Hi. I’m using file-seq
to get all the files whose names match a few simple patterns (e.g. “*.ml”). Unfortunately the tree includes 64K items, So I need a version of file-seq
that supports a filter function, so I can tell it to ignore files whose names do not match a list of patterns. Since file-seq
calls go’s
func Walk(root string, walkFn WalkFunc) error
that should be relatively easy, even for somebody who doesn’t know much go. My question is whether there is a way to do that by providing a go file in my app code so I don’t have to mess with the joker source code. Well, I guess the first question is whether this would speed things up significantly.Well, I got curious, and decided to do a little testing, and the custom-Go-code approach does seem to save a little time:
craig@pony:~/go$ xtime ./src/github.com/candid82/joker/joker -e '(doseq [f (joker.filepath/my-file-seq ".")] (println (:name f)))' | wc -l
u=1.14 s=0.29 r=0.95 cpu=150% kBresavg=0 kBresmax=44736 kBundata=0 kBunstack=0 kBtext=0 Bpagsiz=4096 kBavgtot=0
fsin=0 fsout=0 sockrcv=0 socksnt=0 pfmaj=0 pfmin=11339 vol=178 invol=2806 signals=320 swaps=0
rc=0 ./src/github.com/candid82/joker/joker -e (doseq [f (joker.filepath/my-file-seq ".")] (println (:name f)))
18290
craig@pony:~/go$ xtime joker -e '(doseq [f (joker.filepath/file-seq ".")] (or (joker.string/ends-with? (:name f) ".go") (println (:name f))))' | wc -l
u=1.29 s=0.32 r=1.15 cpu=140% kBresavg=0 kBresmax=55424 kBundata=0 kBunstack=0 kBtext=0 Bpagsiz=4096 kBavgtot=0
fsin=0 fsout=0 sockrcv=0 socksnt=0 pfmaj=2051 pfmin=11983 vol=611 invol=3866 signals=311 swaps=0
rc=0 joker -e (doseq [f (joker.filepath/file-seq ".")] (or (joker.string/ends-with? (:name f) ".go") (println (:name f))))
18290
craig@pony:~/go$ xtime find . \! -name "*.go" | wc -l
u=0.06 s=0.23 r=0.30 cpu=99% kBresavg=0 kBresmax=1008 kBundata=0 kBunstack=0 kBtext=0 Bpagsiz=4096 kBavgtot=0
fsin=0 fsout=0 sockrcv=0 socksnt=0 pfmaj=9 pfmin=377 vol=0 invol=120 signals=0 swaps=0
rc=0 find . ! -name *.go
18290
craig@pony:~/go$
So the custom approach takes about 1.14s, while the vanilla Joker approach takes 1.29s, versus fine at 0.06s.

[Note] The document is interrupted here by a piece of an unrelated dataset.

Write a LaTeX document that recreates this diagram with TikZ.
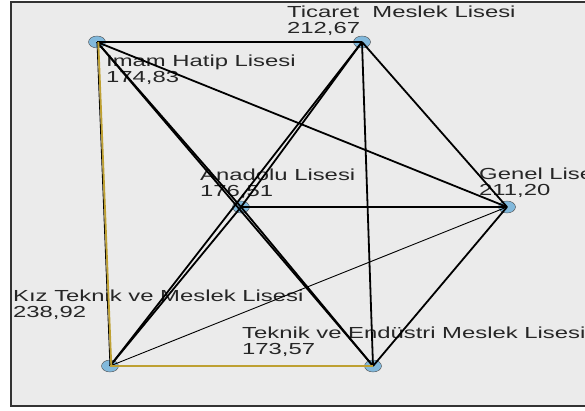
\documentclass[tikz,border=0pt]{standalone}
\usepackage{fontspec}
\setmainfont{Liberation Sans}
\newfontfamily\spssfont[FakeStretch=1.49]{Liberation Sans}
\usetikzlibrary{shapes.geometric}
\definecolor{zemin}{RGB}{235,235,235}
\definecolor{nokta}{RGB}{130,185,220}
\definecolor{hardal}{RGB}{190,160,50}
\begin{document}
\begin{tikzpicture}[x=1pt,y=-1pt,
  okulnokta/.style={draw=black!70,fill=nokta,ellipse,minimum width=17pt,minimum height=12pt,inner sep=0pt},
  etiket/.style={anchor=base west,inner sep=0pt,text=black!85,font=\spssfont\fontsize{16}{16}\selectfont},
  kenar/.style={draw,line width=1.8pt},
  ince/.style={draw,line width=0.9pt},
  sari/.style={draw=hardal,line width=1.8pt}]
\useasboundingbox (0,0) rectangle (585,410);
\clip (0,0) rectangle (585,410);
\path[fill=zemin,draw=black!80,line width=2pt] (11,2) rectangle (600,405.5);
\newcommand\okul[7]{
\node[okulnokta] (#1) at (#2,#3) {};
\node[etiket] (#1-ad) at (#4,#5) {#6};
\node[etiket] (#1-puan) at (#4,#5+16) {#7};
}
\okul{imam}{97}{42}{106}{66}{Imam Hatip Lisesi}{174,83}
\okul{ticaret}{362}{42}{287}{17}{Ticaret\ \ Meslek Lisesi}{212,67}
\okul{anadolu}{241}{207}{200}{180}{Anadolu Lisesi}{176,51}
\okul{genel}{507}{207}{479}{179}{Genel Lisesi}{211,20}
\okul{kiz}{110}{366}{13}{301}{Kız Teknik ve Meslek Lisesi}{238,92}
\okul{teknik}{373}{366}{242}{338}{Teknik ve Endüstri Meslek Lisesi}{173,57}
% kenarlar
\path[kenar] (imam.center) -- (ticaret.center);
\path[kenar] (imam.center) -- (genel.center);
\path[kenar] (imam.center) -- (anadolu.center);
\path[kenar] (anadolu.center) -- (teknik.center);
\path[kenar] (imam.center) -- (teknik.center);
\path[kenar] (ticaret.center) -- (anadolu.center);
\path[kenar] (anadolu.center) -- (kiz.center);
\path[kenar] (ticaret.center) -- (kiz.center);
\path[kenar] (ticaret.center) -- (teknik.center);
\path[kenar] (ticaret.center) -- (genel.center);
\path[kenar] (anadolu.center) -- (genel.center);
\path[kenar] (genel.center) -- (teknik.center);
\path[ince] (kiz.center) -- (genel.center);
\path[ince] (imam.center) -- (kiz.center);
\path[sari,transform canvas={xshift=1.3pt}] (imam.center) -- (kiz.center);
\path[sari] (kiz.center) -- (teknik.center);
\end{tikzpicture}
\end{document}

Here are the two pertinent diffs (a third appears after building via ./run.sh
due to autogeneration of Go code):
diff --git a/std/filepath.joke b/std/filepath.joke
index d6a860d1..4f3f9995 100644
--- a/std/filepath.joke
+++ b/std/filepath.joke
@@ -9,6 +9,13 @@
:go "fileSeq(root)"}
[^String root])
+(defn my-file-seq
+ "Returns a seq of maps with info about files or directories under root, exception
+ for those with names ending in '*.go'."
+ {:added "1.0"
+ :go "myFileSeq(root)"}
+ [^String root])
+
(defn ^String abs
"Returns an absolute representation of path. If the path is not absolute it will be
joined with the current working directory to turn it into an absolute path.

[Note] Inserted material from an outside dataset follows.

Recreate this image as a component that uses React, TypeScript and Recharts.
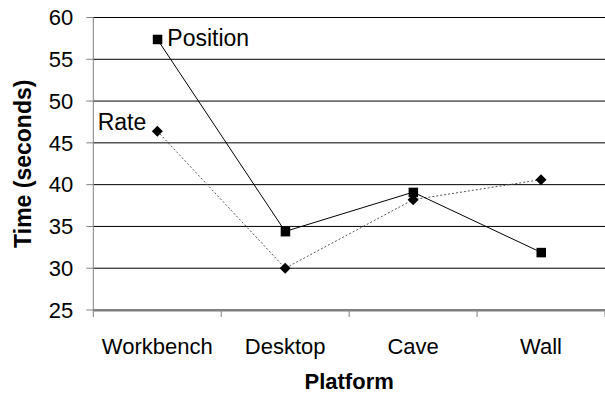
import { LineChart, Line, XAxis, YAxis, CartesianGrid, LabelList } from 'recharts';

const platforms = ['Workbench', 'Desktop', 'Cave', 'Wall'];
const positionTimes = [57.4, 34.4, 39.1, 31.9];
const rateTimes = [46.4, 30.0, 38.2, 40.6];
const yTicks = [25, 30, 35, 40, 45, 50, 55, 60];
// category edges on a 0..3 scale spanning the plot width
const categoryBounds = [0, 0.75, 1.5, 2.25, 3];

const data = platforms.map((name, i) => ({
  name,
  position: positionTimes[i],
  rate: rateTimes[i],
}));

const FONT = '"Liberation Sans", Arial, sans-serif';

function SquareDot(props: any) {
  const { cx, cy } = props;
  if (cx == null || cy == null) return null;
  return <rect x={cx - 4.5} y={cy - 4.5} width={9.5} height={9.5} fill="#000" />;
}

function DiamondDot(props: any) {
  const { cx, cy } = props;
  if (cx == null || cy == null) return null;
  const r = 5.5;
  return <path d={`M${cx},${cy - r}L${cx + r},${cy}L${cx},${cy + r}L${cx - r},${cy}Z`} fill="#000" />;
}

// series name printed beside the first point only
function seriesLabel(text: string, side: 'left' | 'right', dy: number) {
  return (props: any) => {
    const { x, y, index } = props;
    if (index !== 0) return null;
    return (
      <text
        x={side === 'right' ? x + 10 : x - 11}
        y={y + dy}
        textAnchor={side === 'right' ? 'start' : 'end'}
        dominantBaseline="central"
        fontFamily={FONT}
        fontSize={23}
        fill="#000"
      >
        {text}
      </text>
    );
  };
}

const noTickText = () => <g />;

export default function App() {
  return (
    <div style={{ position: 'absolute', left: 0, top: 0, background: '#fff' }}>
      <LineChart width={605} height={393} data={data} margin={{ top: 17.5, right: 0, left: 0, bottom: 0 }}>
        <CartesianGrid vertical={false} xAxisId="names" stroke="#000" strokeWidth={1} />
        {/* tick marks between categories */}
        <XAxis
          xAxisId="bounds"
          type="number"
          domain={[0, 3]}
          allowDataOverflow
          ticks={categoryBounds}
          interval={0}
          orientation="bottom"
          height={1}
          axisLine={false}
          tick={noTickText}
          tickSize={7}
          tickLine={{ stroke: '#808080' }}
        />
        <XAxis
          xAxisId="names"
          dataKey="name"
          height={82}
          padding={{ left: 64, right: 64 }}
          axisLine={{ stroke: '#808080' }}
          tickLine={false}
          tickSize={0}
          tickMargin={27}
          tick={{ fontFamily: FONT, fontSize: 22, fill: '#000' }}
          label={{ value: 'Platform', position: 'insideBottom', offset: 4, fontFamily: FONT, fontSize: 22, fontWeight: 'bold', fill: '#000' }}
        />
        <YAxis
          width={93.3}
          domain={[25, 60]}
          ticks={yTicks}
          interval={0}
          axisLine={{ stroke: '#808080' }}
          tickLine={{ stroke: '#808080' }}
          tickSize={7}
          tickMargin={13}
          tick={{ fontFamily: FONT, fontSize: 22, fill: '#000' }}
          label={{ value: 'Time (seconds)', angle: -90, position: 'insideLeft', offset: 23, style: { textAnchor: 'middle' }, fontFamily: FONT, fontSize: 23, fontWeight: 'bold', fill: '#000' }}
        />
        <Line
          xAxisId="names"
          dataKey="rate"
          stroke="#555"
          strokeWidth={1}
          strokeDasharray="2 2"
          dot={<DiamondDot />}
          isAnimationActive={false}
        >
          <LabelList dataKey="rate" content={seriesLabel('Rate', 'left', -9)} />
        </Line>
        <Line
          xAxisId="names"
          dataKey="position"
          stroke="#000"
          strokeWidth={1}
          dot={<SquareDot />}
          isAnimationActive={false}
        >
          <LabelList dataKey="position" content={seriesLabel('Position', 'right', -1)} />
        </Line>
      </LineChart>
    </div>
  );
}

diff --git a/std/filepath/filepath_native.go b/std/filepath/filepath_native.go
index 0af7f449..416b75b8 100644
--- a/std/filepath/filepath_native.go
+++ b/std/filepath/filepath_native.go
@@ -3,6 +3,7 @@ package filepath
import (
"os"
"path/filepath"
+ "strings"
. "<http://github.com/candid82/joker/core|github.com/candid82/joker/core>"
)
@@ -17,3 +18,17 @@ func fileSeq(root string) *Vector {
})
return res
}
+
+func myFileSeq(root string) *Vector {
+ res := EmptyVector()
+ filepath.Walk(root, func(path string, info os.FileInfo, err error) error {
+ PanicOnErr(err)
+ if strings.HasSuffix(path, ".go") {
+ return nil
+ }
+ m := FileInfoMap(path, info)
+ res = res.Conjoin(m)
+ return nil
+ })
+ return res
+}